One of the most daring space missions ever undertaken reaches a key milestone on Monday. Europe’s Rosetta probe was launched a decade ago on a long quest to chase down and land on a comet, and has spent the past two-and-half-years in hibernation to try to conserve power.
But at 10:00 GMT, an onboard "alarm clock" is expected to rouse the spacecraft from its slumber. Rosetta will then warm its systems before sending a signal to Earth. Receipt of this "I’m awake" message will confirm the great endeavour is still on course.
Rosetta is due to rendezvous with Comet 67P/Churyumov-Gerasimenko in August. And after spending a couple of months studying and mapping this 4km-wide ball of ice and dust, it will drop a small robot on to the comet’s surface to gather samples and panoramic pictures.
Controllers at the European Space Agency’s (Esa) operations centre here in Darmstadt, Germany, do not know precisely when Monday’s all-important message will arrive, but they anticipate receiving it sometime between 17:30 and 18:30 GMT.
Before it can send the signal, Rosetta must work through a sequence of activities that will last several hours.

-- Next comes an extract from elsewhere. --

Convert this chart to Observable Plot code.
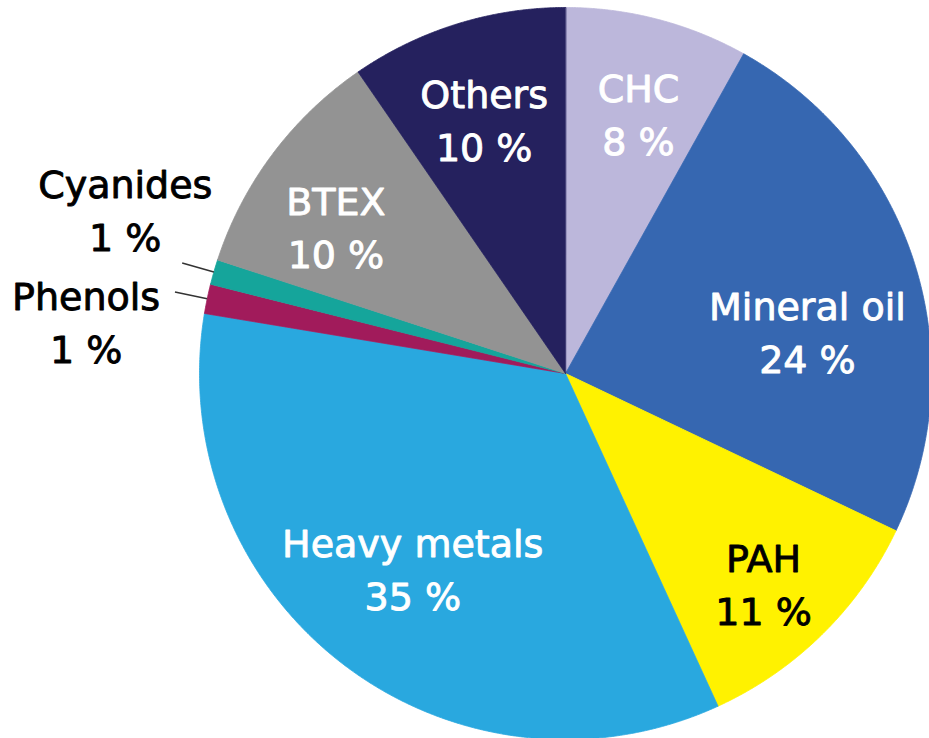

First, it must raise the temperature of the sensor chips in its navigation instruments, then it must stop the stabilising spin into which it was placed for hibernation, and finally it must find Earth on the sky and point its main antenna in that direction.
"It will be transmitting just the ‘carrier signal’, so at that point there’s no data coming down from the spacecraft," explained Andrea Accomazzo, Rosetta’s operations manager.
"We just receive a firm frequency. In theory, it would be like a continuous beep if you were to convert it into sound. We will see it on a screen that is basically a spectrum analyser.